▶ [WHAT THE TASK ASKS]: Leave out the pictures and transcribe everything else exactly.

▶ [DATA SECTION]:

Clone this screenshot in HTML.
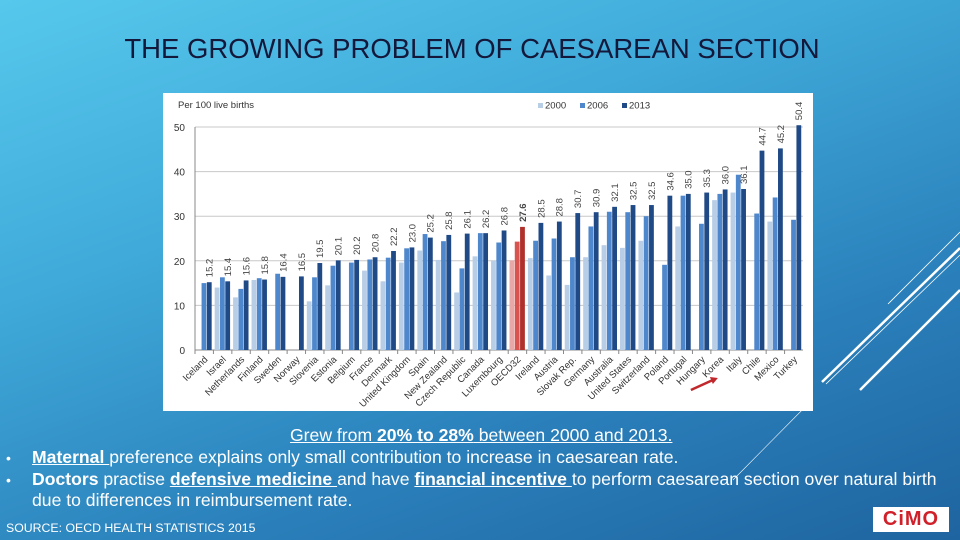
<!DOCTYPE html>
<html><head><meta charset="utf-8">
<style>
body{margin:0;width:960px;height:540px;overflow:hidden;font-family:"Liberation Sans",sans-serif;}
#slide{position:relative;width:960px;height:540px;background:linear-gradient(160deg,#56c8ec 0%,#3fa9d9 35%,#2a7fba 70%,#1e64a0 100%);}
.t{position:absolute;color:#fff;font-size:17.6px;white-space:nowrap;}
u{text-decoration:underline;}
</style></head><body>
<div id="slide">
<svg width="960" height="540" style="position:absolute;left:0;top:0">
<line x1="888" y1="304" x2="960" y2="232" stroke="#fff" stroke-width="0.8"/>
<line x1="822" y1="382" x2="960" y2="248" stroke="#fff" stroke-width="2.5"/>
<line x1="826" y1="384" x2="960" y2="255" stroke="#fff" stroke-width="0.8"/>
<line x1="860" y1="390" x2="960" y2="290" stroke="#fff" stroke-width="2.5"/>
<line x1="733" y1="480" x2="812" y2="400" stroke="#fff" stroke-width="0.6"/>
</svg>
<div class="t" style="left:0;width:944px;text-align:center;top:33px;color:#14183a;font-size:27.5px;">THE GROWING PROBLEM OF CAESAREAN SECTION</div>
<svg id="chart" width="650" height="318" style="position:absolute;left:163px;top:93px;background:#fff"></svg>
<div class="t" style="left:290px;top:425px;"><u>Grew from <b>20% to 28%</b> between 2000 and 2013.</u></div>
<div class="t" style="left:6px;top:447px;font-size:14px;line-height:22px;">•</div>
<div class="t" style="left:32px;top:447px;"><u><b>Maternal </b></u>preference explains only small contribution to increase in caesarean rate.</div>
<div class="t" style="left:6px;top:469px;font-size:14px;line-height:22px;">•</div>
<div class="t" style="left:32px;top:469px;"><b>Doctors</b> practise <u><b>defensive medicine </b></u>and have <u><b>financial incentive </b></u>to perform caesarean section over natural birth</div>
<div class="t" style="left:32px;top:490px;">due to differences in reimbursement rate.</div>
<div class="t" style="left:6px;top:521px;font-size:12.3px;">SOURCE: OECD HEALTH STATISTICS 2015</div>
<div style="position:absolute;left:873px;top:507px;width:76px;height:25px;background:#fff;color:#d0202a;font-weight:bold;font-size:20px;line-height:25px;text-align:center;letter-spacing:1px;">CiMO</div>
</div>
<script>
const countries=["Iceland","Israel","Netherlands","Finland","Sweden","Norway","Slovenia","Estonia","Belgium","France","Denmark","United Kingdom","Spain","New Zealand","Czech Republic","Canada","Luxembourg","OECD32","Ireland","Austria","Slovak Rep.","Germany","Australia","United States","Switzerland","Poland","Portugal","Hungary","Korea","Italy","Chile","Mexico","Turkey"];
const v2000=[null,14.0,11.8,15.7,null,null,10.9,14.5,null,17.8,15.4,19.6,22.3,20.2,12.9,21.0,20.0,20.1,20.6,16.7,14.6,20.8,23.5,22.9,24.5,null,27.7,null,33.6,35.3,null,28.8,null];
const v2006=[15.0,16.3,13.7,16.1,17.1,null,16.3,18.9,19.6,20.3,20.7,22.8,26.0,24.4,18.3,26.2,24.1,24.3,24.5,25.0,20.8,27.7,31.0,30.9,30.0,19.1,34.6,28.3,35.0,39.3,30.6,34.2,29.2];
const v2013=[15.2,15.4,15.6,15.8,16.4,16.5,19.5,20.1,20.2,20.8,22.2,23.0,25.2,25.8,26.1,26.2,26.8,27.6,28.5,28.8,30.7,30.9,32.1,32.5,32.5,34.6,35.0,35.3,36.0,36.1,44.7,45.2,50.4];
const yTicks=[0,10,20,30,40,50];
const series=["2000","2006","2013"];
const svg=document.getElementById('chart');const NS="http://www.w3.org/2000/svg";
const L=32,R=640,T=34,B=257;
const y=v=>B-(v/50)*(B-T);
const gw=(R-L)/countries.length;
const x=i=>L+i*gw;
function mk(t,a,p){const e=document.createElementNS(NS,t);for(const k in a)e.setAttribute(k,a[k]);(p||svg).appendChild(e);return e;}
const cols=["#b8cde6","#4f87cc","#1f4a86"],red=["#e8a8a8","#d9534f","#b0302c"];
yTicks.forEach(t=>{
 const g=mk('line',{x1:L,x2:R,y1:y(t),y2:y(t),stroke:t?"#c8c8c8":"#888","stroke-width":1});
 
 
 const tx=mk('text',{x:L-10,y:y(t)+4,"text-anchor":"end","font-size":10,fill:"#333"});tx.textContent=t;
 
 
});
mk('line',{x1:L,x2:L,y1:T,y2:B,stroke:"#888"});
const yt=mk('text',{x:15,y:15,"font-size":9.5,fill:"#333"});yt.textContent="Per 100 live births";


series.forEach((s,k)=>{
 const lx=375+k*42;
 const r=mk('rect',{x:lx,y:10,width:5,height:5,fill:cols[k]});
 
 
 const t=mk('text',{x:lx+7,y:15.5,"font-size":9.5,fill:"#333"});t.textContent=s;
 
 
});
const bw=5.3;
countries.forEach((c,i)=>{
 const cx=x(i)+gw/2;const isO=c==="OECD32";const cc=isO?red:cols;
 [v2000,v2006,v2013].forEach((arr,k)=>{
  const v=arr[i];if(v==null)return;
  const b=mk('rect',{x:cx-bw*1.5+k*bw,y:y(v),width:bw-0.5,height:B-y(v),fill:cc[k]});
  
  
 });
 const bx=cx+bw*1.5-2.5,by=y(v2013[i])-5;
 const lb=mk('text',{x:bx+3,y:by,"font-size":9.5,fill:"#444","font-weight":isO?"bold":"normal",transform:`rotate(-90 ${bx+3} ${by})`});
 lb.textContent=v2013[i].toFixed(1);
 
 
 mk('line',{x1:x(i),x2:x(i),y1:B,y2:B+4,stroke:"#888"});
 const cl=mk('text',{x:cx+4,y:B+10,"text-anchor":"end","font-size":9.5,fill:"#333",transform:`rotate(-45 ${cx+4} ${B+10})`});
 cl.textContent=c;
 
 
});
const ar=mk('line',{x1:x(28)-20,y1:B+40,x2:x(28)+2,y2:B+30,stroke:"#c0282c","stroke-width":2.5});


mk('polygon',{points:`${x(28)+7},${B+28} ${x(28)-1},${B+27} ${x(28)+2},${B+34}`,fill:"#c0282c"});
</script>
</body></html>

▶ [ANSWER BELOW]:
Clone this screenshot in HTML.
<!DOCTYPE html>
<html><head><meta charset="utf-8">
<style>
body{margin:0;width:960px;height:540px;overflow:hidden;font-family:"Liberation Sans",sans-serif;}
#slide{position:relative;width:960px;height:540px;background:linear-gradient(160deg,#56c8ec 0%,#3fa9d9 35%,#2a7fba 70%,#1e64a0 100%);}
.t{position:absolute;color:#fff;font-size:17.6px;white-space:nowrap;}
u{text-decoration:underline;}
</style></head><body>
<div id="slide">
<svg width="960" height="540" style="position:absolute;left:0;top:0">
<line x1="888" y1="304" x2="960" y2="232" stroke="#fff" stroke-width="0.8"/>
<line x1="822" y1="382" x2="960" y2="248" stroke="#fff" stroke-width="2.5"/>
<line x1="826" y1="384" x2="960" y2="255" stroke="#fff" stroke-width="0.8"/>
<line x1="860" y1="390" x2="960" y2="290" stroke="#fff" stroke-width="2.5"/>
<line x1="733" y1="480" x2="812" y2="400" stroke="#fff" stroke-width="0.6"/>
</svg>
<div class="t" style="left:0;width:944px;text-align:center;top:33px;color:#14183a;font-size:27.5px;">THE GROWING PROBLEM OF CAESAREAN SECTION</div>
<svg id="chart" width="650" height="318" style="position:absolute;left:163px;top:93px;background:#fff"></svg>
<div class="t" style="left:290px;top:425px;"><u>Grew from <b>20% to 28%</b> between 2000 and 2013.</u></div>
<div class="t" style="left:6px;top:447px;font-size:14px;line-height:22px;">•</div>
<div class="t" style="left:32px;top:447px;"><u><b>Maternal </b></u>preference explains only small contribution to increase in caesarean rate.</div>
<div class="t" style="left:6px;top:469px;font-size:14px;line-height:22px;">•</div>
<div class="t" style="left:32px;top:469px;"><b>Doctors</b> practise <u><b>defensive medicine </b></u>and have <u><b>financial incentive </b></u>to perform caesarean section over natural birth</div>
<div class="t" style="left:32px;top:490px;">due to differences in reimbursement rate.</div>
<div class="t" style="left:6px;top:521px;font-size:12.3px;">SOURCE: OECD HEALTH STATISTICS 2015</div>
<div style="position:absolute;left:873px;top:507px;width:76px;height:25px;background:#fff;color:#d0202a;font-weight:bold;font-size:20px;line-height:25px;text-align:center;letter-spacing:1px;">CiMO</div>
</div>
<script>
const countries=["Iceland","Israel","Netherlands","Finland","Sweden","Norway","Slovenia","Estonia","Belgium","France","Denmark","United Kingdom","Spain","New Zealand","Czech Republic","Canada","Luxembourg","OECD32","Ireland","Austria","Slovak Rep.","Germany","Australia","United States","Switzerland","Poland","Portugal","Hungary","Korea","Italy","Chile","Mexico","Turkey"];
const v2000=[null,14.0,11.8,15.7,null,null,10.9,14.5,null,17.8,15.4,19.6,22.3,20.2,12.9,21.0,20.0,20.1,20.6,16.7,14.6,20.8,23.5,22.9,24.5,null,27.7,null,33.6,35.3,null,28.8,null];
const v2006=[15.0,16.3,13.7,16.1,17.1,null,16.3,18.9,19.6,20.3,20.7,22.8,26.0,24.4,18.3,26.2,24.1,24.3,24.5,25.0,20.8,27.7,31.0,30.9,30.0,19.1,34.6,28.3,35.0,39.3,30.6,34.2,29.2];
const v2013=[15.2,15.4,15.6,15.8,16.4,16.5,19.5,20.1,20.2,20.8,22.2,23.0,25.2,25.8,26.1,26.2,26.8,27.6,28.5,28.8,30.7,30.9,32.1,32.5,32.5,34.6,35.0,35.3,36.0,36.1,44.7,45.2,50.4];
const yTicks=[0,10,20,30,40,50];
const series=["2000","2006","2013"];
const svg=document.getElementById('chart');const NS="http://www.w3.org/2000/svg";
const L=32,R=640,T=34,B=257;
const y=v=>B-(v/50)*(B-T);
const gw=(R-L)/countries.length;
const x=i=>L+i*gw;
function mk(t,a,p){const e=document.createElementNS(NS,t);for(const k in a)e.setAttribute(k,a[k]);(p||svg).appendChild(e);return e;}
const cols=["#b8cde6","#4f87cc","#1f4a86"],red=["#e8a8a8","#d9534f","#b0302c"];
yTicks.forEach(t=>{
 const g=mk('line',{x1:L,x2:R,y1:y(t),y2:y(t),stroke:t?"#c8c8c8":"#888","stroke-width":1});
 
 
 const tx=mk('text',{x:L-10,y:y(t)+4,"text-anchor":"end","font-size":10,fill:"#333"});tx.textContent=t;
 
 
});
mk('line',{x1:L,x2:L,y1:T,y2:B,stroke:"#888"});
const yt=mk('text',{x:15,y:15,"font-size":9.5,fill:"#333"});yt.textContent="Per 100 live births";


series.forEach((s,k)=>{
 const lx=375+k*42;
 const r=mk('rect',{x:lx,y:10,width:5,height:5,fill:cols[k]});
 
 
 const t=mk('text',{x:lx+7,y:15.5,"font-size":9.5,fill:"#333"});t.textContent=s;
 
 
});
const bw=5.3;
countries.forEach((c,i)=>{
 const cx=x(i)+gw/2;const isO=c==="OECD32";const cc=isO?red:cols;
 [v2000,v2006,v2013].forEach((arr,k)=>{
  const v=arr[i];if(v==null)return;
  const b=mk('rect',{x:cx-bw*1.5+k*bw,y:y(v),width:bw-0.5,height:B-y(v),fill:cc[k]});
  
  
 });
 const bx=cx+bw*1.5-2.5,by=y(v2013[i])-5;
 const lb=mk('text',{x:bx+3,y:by,"font-size":9.5,fill:"#444","font-weight":isO?"bold":"normal",transform:`rotate(-90 ${bx+3} ${by})`});
 lb.textContent=v2013[i].toFixed(1);
 
 
 mk('line',{x1:x(i),x2:x(i),y1:B,y2:B+4,stroke:"#888"});
 const cl=mk('text',{x:cx+4,y:B+10,"text-anchor":"end","font-size":9.5,fill:"#333",transform:`rotate(-45 ${cx+4} ${B+10})`});
 cl.textContent=c;
 
 
});
const ar=mk('line',{x1:x(28)-20,y1:B+40,x2:x(28)+2,y2:B+30,stroke:"#c0282c","stroke-width":2.5});


mk('polygon',{points:`${x(28)+7},${B+28} ${x(28)-1},${B+27} ${x(28)+2},${B+34}`,fill:"#c0282c"});
</script>
</body></html>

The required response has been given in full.